* Instruction *
Extract, in full, the lines below, beginning at the first and ending with the line that contains "const thresholdPower = -84.15;". Pictures do not belong in the copy.

* Provided material *

......

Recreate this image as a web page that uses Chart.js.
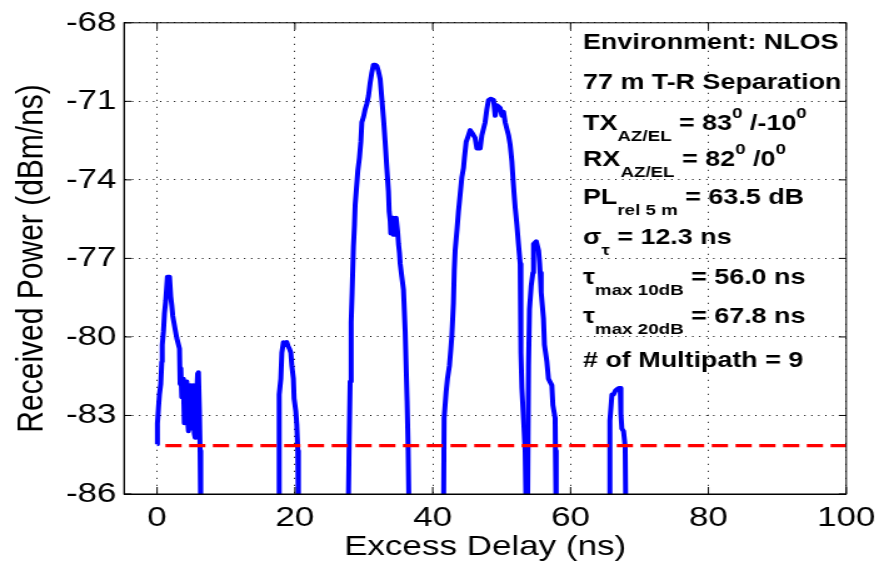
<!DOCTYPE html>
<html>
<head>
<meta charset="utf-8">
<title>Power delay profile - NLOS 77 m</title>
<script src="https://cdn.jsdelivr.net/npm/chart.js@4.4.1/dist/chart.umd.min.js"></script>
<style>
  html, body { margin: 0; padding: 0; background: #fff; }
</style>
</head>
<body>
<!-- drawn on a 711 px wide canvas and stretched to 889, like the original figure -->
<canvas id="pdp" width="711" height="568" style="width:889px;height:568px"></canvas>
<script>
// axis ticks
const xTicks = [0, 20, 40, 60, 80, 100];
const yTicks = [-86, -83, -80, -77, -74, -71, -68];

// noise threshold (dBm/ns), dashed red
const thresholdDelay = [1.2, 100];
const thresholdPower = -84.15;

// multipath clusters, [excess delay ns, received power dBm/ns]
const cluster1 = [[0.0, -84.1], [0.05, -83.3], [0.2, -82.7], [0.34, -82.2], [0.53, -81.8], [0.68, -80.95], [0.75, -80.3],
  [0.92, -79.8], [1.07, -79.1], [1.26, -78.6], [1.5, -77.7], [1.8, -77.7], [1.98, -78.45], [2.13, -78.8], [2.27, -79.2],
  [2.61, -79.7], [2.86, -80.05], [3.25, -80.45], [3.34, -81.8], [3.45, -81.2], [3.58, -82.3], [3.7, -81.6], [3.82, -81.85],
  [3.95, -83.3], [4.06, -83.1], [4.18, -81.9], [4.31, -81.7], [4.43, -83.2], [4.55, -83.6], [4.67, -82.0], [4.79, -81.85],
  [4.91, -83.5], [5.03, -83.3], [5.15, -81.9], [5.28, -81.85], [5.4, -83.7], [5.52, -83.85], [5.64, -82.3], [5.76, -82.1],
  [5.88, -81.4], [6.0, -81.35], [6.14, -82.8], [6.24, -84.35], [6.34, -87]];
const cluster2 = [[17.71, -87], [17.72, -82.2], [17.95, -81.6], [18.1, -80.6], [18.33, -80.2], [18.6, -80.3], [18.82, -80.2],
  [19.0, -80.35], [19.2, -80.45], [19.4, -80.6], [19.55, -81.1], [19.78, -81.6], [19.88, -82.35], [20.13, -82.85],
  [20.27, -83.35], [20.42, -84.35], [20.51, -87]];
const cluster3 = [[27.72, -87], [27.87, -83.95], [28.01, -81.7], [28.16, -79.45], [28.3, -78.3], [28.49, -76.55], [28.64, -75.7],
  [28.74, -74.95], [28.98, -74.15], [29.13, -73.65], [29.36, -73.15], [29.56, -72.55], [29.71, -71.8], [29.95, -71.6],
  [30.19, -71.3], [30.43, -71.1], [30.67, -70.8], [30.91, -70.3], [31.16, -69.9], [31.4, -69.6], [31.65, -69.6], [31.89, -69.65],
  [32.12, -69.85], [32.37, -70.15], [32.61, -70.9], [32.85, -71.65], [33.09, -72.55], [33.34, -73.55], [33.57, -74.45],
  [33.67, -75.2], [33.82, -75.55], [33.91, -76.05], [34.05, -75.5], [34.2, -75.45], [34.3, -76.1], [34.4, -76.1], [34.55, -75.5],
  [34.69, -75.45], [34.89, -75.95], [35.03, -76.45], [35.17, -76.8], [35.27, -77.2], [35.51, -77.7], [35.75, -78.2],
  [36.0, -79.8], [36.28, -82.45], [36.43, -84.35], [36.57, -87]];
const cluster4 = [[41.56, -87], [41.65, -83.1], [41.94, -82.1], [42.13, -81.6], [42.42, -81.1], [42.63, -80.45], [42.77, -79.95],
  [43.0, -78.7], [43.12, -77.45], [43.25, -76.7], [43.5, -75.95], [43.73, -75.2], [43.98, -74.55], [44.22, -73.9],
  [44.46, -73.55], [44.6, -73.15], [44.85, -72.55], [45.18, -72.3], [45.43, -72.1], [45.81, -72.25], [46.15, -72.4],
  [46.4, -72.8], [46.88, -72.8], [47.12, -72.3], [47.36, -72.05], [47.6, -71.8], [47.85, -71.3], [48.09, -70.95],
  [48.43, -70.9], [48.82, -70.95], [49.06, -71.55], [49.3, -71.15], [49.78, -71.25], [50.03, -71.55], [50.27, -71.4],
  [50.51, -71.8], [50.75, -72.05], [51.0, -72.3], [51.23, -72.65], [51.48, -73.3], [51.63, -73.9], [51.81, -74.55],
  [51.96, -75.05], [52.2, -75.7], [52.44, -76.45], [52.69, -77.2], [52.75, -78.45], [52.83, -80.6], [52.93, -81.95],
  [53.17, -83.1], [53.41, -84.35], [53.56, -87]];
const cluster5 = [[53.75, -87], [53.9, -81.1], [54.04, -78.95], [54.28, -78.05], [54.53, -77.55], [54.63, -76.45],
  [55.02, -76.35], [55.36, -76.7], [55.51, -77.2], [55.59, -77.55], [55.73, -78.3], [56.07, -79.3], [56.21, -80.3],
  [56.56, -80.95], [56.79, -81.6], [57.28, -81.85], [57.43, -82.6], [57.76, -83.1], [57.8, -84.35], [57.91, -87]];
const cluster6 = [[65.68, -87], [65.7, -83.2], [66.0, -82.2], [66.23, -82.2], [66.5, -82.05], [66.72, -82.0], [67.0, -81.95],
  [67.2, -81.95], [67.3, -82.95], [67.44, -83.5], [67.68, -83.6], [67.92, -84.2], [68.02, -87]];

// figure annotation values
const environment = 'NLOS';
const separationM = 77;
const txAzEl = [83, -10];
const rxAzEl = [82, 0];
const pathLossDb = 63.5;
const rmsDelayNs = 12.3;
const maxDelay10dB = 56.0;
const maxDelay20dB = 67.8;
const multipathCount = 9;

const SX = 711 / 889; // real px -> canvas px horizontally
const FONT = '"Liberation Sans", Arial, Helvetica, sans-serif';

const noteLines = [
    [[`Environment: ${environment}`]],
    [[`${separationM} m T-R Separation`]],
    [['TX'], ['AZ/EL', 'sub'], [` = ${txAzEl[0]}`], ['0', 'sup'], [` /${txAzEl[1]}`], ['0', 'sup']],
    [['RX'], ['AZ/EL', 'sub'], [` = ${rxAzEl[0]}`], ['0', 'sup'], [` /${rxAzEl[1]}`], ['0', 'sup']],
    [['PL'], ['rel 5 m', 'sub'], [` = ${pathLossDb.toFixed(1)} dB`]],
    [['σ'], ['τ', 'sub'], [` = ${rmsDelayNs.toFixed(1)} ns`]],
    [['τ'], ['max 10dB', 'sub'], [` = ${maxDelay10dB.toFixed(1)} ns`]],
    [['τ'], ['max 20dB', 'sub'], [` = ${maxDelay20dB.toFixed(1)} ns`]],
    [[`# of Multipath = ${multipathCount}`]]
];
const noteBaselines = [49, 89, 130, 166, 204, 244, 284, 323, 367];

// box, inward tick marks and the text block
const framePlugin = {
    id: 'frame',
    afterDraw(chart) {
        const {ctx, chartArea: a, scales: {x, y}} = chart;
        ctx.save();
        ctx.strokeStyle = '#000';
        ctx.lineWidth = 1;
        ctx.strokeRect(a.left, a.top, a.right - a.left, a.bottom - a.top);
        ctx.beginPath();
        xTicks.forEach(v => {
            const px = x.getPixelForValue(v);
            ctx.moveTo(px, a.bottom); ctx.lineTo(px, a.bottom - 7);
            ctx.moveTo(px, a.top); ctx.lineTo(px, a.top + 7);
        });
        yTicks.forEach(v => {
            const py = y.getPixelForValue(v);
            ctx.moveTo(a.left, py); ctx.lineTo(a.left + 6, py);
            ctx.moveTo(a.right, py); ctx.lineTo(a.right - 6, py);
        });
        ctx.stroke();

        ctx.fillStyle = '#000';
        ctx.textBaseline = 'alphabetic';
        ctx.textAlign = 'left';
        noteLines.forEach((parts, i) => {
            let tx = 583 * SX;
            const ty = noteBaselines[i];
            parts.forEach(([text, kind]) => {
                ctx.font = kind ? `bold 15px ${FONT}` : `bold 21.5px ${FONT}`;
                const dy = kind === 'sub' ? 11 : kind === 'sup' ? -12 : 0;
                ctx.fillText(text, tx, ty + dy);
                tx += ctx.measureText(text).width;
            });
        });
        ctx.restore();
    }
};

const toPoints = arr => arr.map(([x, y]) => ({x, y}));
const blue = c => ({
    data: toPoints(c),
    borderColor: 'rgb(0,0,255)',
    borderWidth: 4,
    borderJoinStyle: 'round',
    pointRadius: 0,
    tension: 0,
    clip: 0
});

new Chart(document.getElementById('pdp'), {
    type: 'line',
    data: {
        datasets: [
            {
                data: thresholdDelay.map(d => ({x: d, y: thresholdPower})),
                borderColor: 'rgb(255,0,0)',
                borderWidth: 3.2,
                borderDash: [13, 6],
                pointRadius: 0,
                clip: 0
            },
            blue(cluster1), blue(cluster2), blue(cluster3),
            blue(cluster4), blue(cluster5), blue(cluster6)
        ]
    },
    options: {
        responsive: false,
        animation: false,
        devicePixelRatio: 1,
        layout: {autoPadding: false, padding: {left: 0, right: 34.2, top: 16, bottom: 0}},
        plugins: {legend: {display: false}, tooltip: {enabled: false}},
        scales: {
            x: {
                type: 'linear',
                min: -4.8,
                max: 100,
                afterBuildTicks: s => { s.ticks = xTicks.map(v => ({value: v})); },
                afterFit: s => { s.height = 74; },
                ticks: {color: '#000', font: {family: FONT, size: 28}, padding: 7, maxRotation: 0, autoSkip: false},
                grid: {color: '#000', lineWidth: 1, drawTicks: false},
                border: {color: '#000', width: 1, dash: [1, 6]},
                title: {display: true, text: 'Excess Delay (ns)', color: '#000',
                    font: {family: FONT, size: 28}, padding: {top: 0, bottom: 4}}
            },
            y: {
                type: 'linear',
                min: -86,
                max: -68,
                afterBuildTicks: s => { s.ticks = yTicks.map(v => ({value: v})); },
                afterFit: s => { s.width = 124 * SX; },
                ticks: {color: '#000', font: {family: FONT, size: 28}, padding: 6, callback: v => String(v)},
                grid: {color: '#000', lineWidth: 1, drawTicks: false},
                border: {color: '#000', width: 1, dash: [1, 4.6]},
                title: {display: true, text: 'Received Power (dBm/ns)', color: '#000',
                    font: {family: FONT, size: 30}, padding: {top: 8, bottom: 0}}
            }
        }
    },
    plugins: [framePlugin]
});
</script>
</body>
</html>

......

* Reply *
Recreate this image as a web page that uses Chart.js.
<!DOCTYPE html>
<html>
<head>
<meta charset="utf-8">
<title>Power delay profile - NLOS 77 m</title>
<script src="https://cdn.jsdelivr.net/npm/chart.js@4.4.1/dist/chart.umd.min.js"></script>
<style>
  html, body { margin: 0; padding: 0; background: #fff; }
</style>
</head>
<body>
<!-- drawn on a 711 px wide canvas and stretched to 889, like the original figure -->
<canvas id="pdp" width="711" height="568" style="width:889px;height:568px"></canvas>
<script>
// axis ticks
const xTicks = [0, 20, 40, 60, 80, 100];
const yTicks = [-86, -83, -80, -77, -74, -71, -68];

// noise threshold (dBm/ns), dashed red
const thresholdDelay = [1.2, 100];
const thresholdPower = -84.15;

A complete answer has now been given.